For almost a year, I have been the tech lead at the danish entrepreneur site Amino.

Besides being the probably foremost forum for entrepreneurs in Denmark, we have launched a number of services catering for all business owners - the flagship and breadwinner being a site, where you can sell, buy or merge companies online: http://www.amino.dk/virksomhedsbors/ (Beware, its in danish)

We are very agile, and we move extremely fast on changes - this obviously has some cost, and we now have several sites, that are rather similar - or at the least - have a lot of similar features and/or look and feel.

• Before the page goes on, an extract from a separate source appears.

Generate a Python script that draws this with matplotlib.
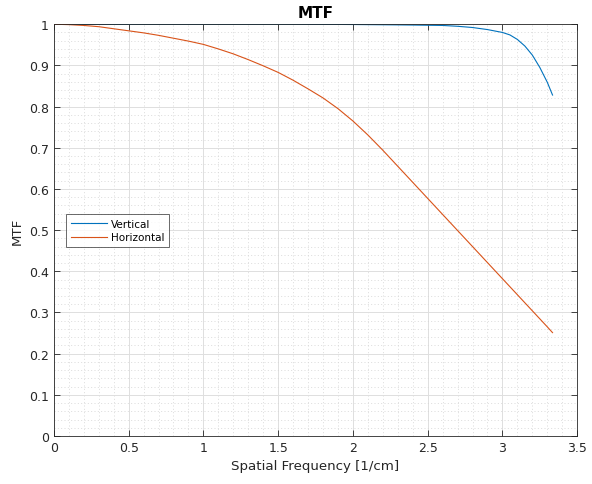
import numpy as np
import matplotlib
matplotlib.use('Agg')
import matplotlib.pyplot as plt
from matplotlib.ticker import MultipleLocator

# spatial frequency [1/cm]
freq = [0.0, 0.1, 0.2, 0.3, 0.4, 0.5, 0.6, 0.7, 0.8, 0.9,
        1.0, 1.1, 1.2, 1.3, 1.4, 1.5, 1.6, 1.7, 1.8, 1.9,
        2.0, 2.1, 2.2, 2.3, 2.4, 2.5, 2.6, 2.7, 2.8, 2.9,
        3.0, 3.05, 3.1, 3.15, 3.2, 3.25, 3.3, 3.335]

mtf_vertical = [1.000, 1.000, 1.000, 1.000, 1.000, 1.000, 1.000, 1.000, 1.000, 1.000,
                1.000, 1.000, 1.000, 1.000, 1.000, 1.000, 1.000, 0.9998, 0.9997, 0.9995,
                0.9993, 0.999, 0.9987, 0.9984, 0.998, 0.9975, 0.997, 0.995, 0.992, 0.987,
                0.980, 0.974, 0.963, 0.947, 0.925, 0.895, 0.859, 0.828]

mtf_horizontal = [1.000, 0.999, 0.997, 0.994, 0.989, 0.984, 0.979, 0.973, 0.966, 0.959,
                  0.951, 0.940, 0.928, 0.914, 0.899, 0.883, 0.864, 0.843, 0.821, 0.795,
                  0.765, 0.731, 0.694, 0.655, 0.616, 0.577, 0.538, 0.499, 0.460, 0.421,
                  0.382, 0.3625, 0.343, 0.3235, 0.304, 0.2845, 0.265, 0.251]

x_ticks = [0, 0.5, 1, 1.5, 2, 2.5, 3, 3.5]
x_ticklabels = ['0', '0.5', '1', '1.5', '2', '2.5', '3', '3.5']
y_ticks = [0, 0.1, 0.2, 0.3, 0.4, 0.5, 0.6, 0.7, 0.8, 0.9, 1]
y_ticklabels = ['0', '0.1', '0.2', '0.3', '0.4', '0.5', '0.6', '0.7', '0.8', '0.9', '1']

axis_col = '#262626'

fig = plt.figure(figsize=(5.92, 4.85), dpi=100)
ax = fig.add_axes([0.091, 0.099, 0.884, 0.849])

ax.plot(freq, mtf_vertical, color='#0072BD', lw=0.8, label='Vertical')
ax.plot(freq, mtf_horizontal, color='#D95319', lw=0.8, label='Horizontal')

ax.set_xlim(0, 3.5)
ax.set_ylim(0, 1)
ax.set_xticks(x_ticks)
ax.set_xticklabels(x_ticklabels)
ax.set_yticks(y_ticks)
ax.set_yticklabels(y_ticklabels)
ax.xaxis.set_minor_locator(MultipleLocator(0.1))
ax.yaxis.set_minor_locator(MultipleLocator(0.02))

ax.grid(True, which='major', color='#dedede', lw=0.7, ls='-')
ax.grid(True, which='minor', color='#d6d6d6', lw=0.6, ls=(0, (1.2, 2.8)))
ax.set_axisbelow(True)

ax.tick_params(which='both', direction='in', top=True, right=True, colors=axis_col,
               labelsize=9)
ax.tick_params(which='major', length=4, width=0.6)
ax.tick_params(which='minor', length=0)
for s in ax.spines.values():
    s.set_color(axis_col)
    s.set_linewidth(0.6)

ax.set_title('MTF', fontsize=11, fontweight='bold', color='black', pad=5)
ax.set_xlabel('Spatial Frequency [1/cm]', fontsize=9.6, color=axis_col)
ax.set_ylabel('MTF', fontsize=9.6, color=axis_col)

leg = ax.legend(loc='center left', bbox_to_anchor=(0.024, 0.499), fontsize=7.5,
                frameon=True, fancybox=False, handlelength=3.4, borderpad=0.45,
                labelspacing=0.37, handletextpad=0.4, borderaxespad=0)
leg.get_frame().set_edgecolor(axis_col)
leg.get_frame().set_linewidth(0.6)

fig.savefig('out.png', dpi=100)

But they are growing apart, and we need a more uniform platform to build our future sites on.

Therefore we have chosen to rebuild the platform, with all the experience we have gained through the last year, and embracing our agility and love for new technology, we have decided to move to ASP.NET 3.5, Visual Studio 2008 - and we will be using LINQ to SQL and the MVC framework.

From one perspective it might be construed as somewhat of a daring venture for an actual production site, on the other hand we do feel very confident when evaluating the benefits we will achieve, as they really support our way of doing things really well. Furthermore we have the experience and capabilities as developers to handle the problems that we no doubt will encounter.

I have decided that I will document this journey as we go along, posting our thoughts, experiences, problems and victories. Both hoping to get help from peers, when everything falls apart, and to help others who in the future will take the same journey.